▸ Task: In the material below, find every line with "chart" and pull it out.

▸ Given data:
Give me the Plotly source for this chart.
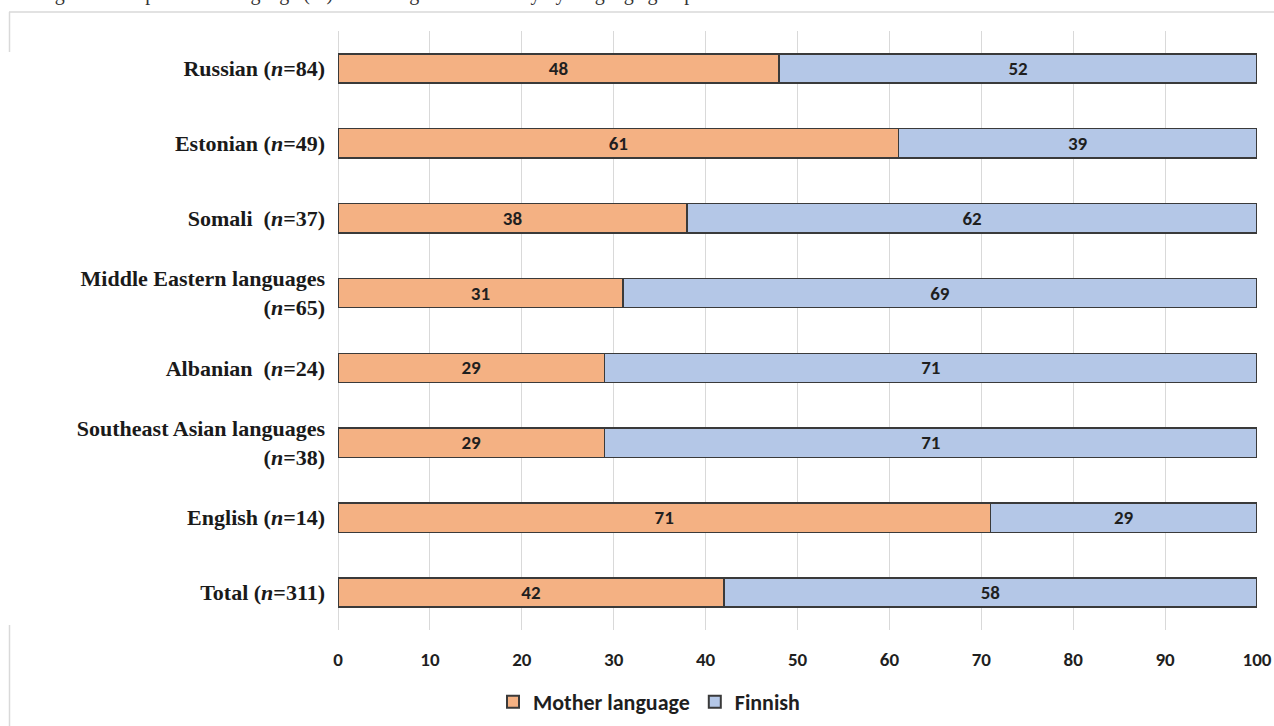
import plotly.graph_objects as go

# Language groups, top to bottom
groups = [
    "Russian (<i>n</i>=84)",
    "Estonian (<i>n</i>=49)",
    "Somali\u00a0\u00a0(<i>n</i>=37)",
    "Middle Eastern languages<br>(<i>n</i>=65)",
    "Albanian\u00a0\u00a0(<i>n</i>=24)",
    "Southeast Asian languages<br>(<i>n</i>=38)",
    "English (<i>n</i>=14)",
    "Total (<i>n</i>=311)",
]
mother_language = [48, 61, 38, 31, 29, 29, 71, 42]
finnish = [52, 39, 62, 69, 71, 71, 29, 58]
x_ticks = [0, 10, 20, 30, 40, 50, 60, 70, 80, 90, 100]

W, H = 1274, 726
L, R, T, B = 338, 17, 31, 96
PW, PH = W - L - R, H - T - B


def px_x(p):
    return (p - L) / PW


def px_y(p):
    return (H - B - p) / PH


sans = "Carlito, Liberation Sans Narrow, Open Sans"
label_font = dict(family=sans, size=19, color="#1f1f1f", weight="bold")
outline = dict(color="#3A3A3A", width=1.5)

fig = go.Figure()
fig.add_trace(go.Bar(
    y=groups, x=mother_language, orientation="h", name="Mother language",
    marker=dict(color="#F4B183", line=outline),
    text=[str(v) for v in mother_language], textposition="inside",
    insidetextanchor="middle", textfont=label_font,
))
fig.add_trace(go.Bar(
    y=groups, x=finnish, orientation="h", name="Finnish",
    marker=dict(color="#B4C7E7", line=outline),
    text=[str(v) for v in finnish], textposition="inside",
    insidetextanchor="middle", textfont=label_font,
))

# light frame around the chart area
frame = dict(type="line", xref="paper", yref="paper", line=dict(color="#D9D9D9", width=1.5))
shapes = [
    dict(frame, x0=px_x(9), x1=px_x(1280), y0=px_y(12), y1=px_y(12)),
    dict(frame, x0=px_x(9.5), x1=px_x(9.5), y0=px_y(12), y1=px_y(52)),
    dict(frame, x0=px_x(9.5), x1=px_x(9.5), y0=px_y(625), y1=px_y(730)),
]

fig.update_layout(
    width=W, height=H,
    margin=dict(l=L, r=R, t=T, b=B, autoexpand=False),
    paper_bgcolor="white", plot_bgcolor="white",
    barmode="stack", bargap=0.61,
    showlegend=True,
    legend=dict(
        orientation="h", x=px_x(649), xanchor="center", y=px_y(702), yanchor="middle",
        font=dict(family=sans, size=22, color="#1f1f1f", weight="bold"),
        itemsizing="constant", traceorder="normal", itemwidth=30,
    ),
    xaxis=dict(
        range=[0, 100], tickvals=x_ticks, ticktext=[str(v) for v in x_ticks],
        showgrid=True, gridcolor="#D9D9D9", gridwidth=1,
        zeroline=True, zerolinecolor="#D9D9D9", zerolinewidth=1,
        showline=False, ticks="", ticklabelstandoff=16,
        tickfont=dict(family=sans, size=19, color="#1f1f1f", weight="bold"),
    ),
    yaxis=dict(
        autorange="reversed", showgrid=False, zeroline=False, showline=False,
        ticks="", ticklabelstandoff=12,
        tickfont=dict(family="Liberation Serif, Times New Roman, serif", size=22, color="#1a1a1a", weight="bold"),
    ),
    shapes=shapes,
    annotations=[dict(
        text="Figure 1. Respondents' language (%) in a bilingual web survey by language groups.",
        xref="paper", yref="paper", x=px_x(709), y=px_y(7), xanchor="right", yanchor="bottom",
        showarrow=False, font=dict(family="Liberation Serif, Times New Roman, serif", size=20, color="#333"),
    )],
)

fig.write_html("out.html")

▸ Written response:
Give me the Plotly source for this chart.
# light frame around the chart area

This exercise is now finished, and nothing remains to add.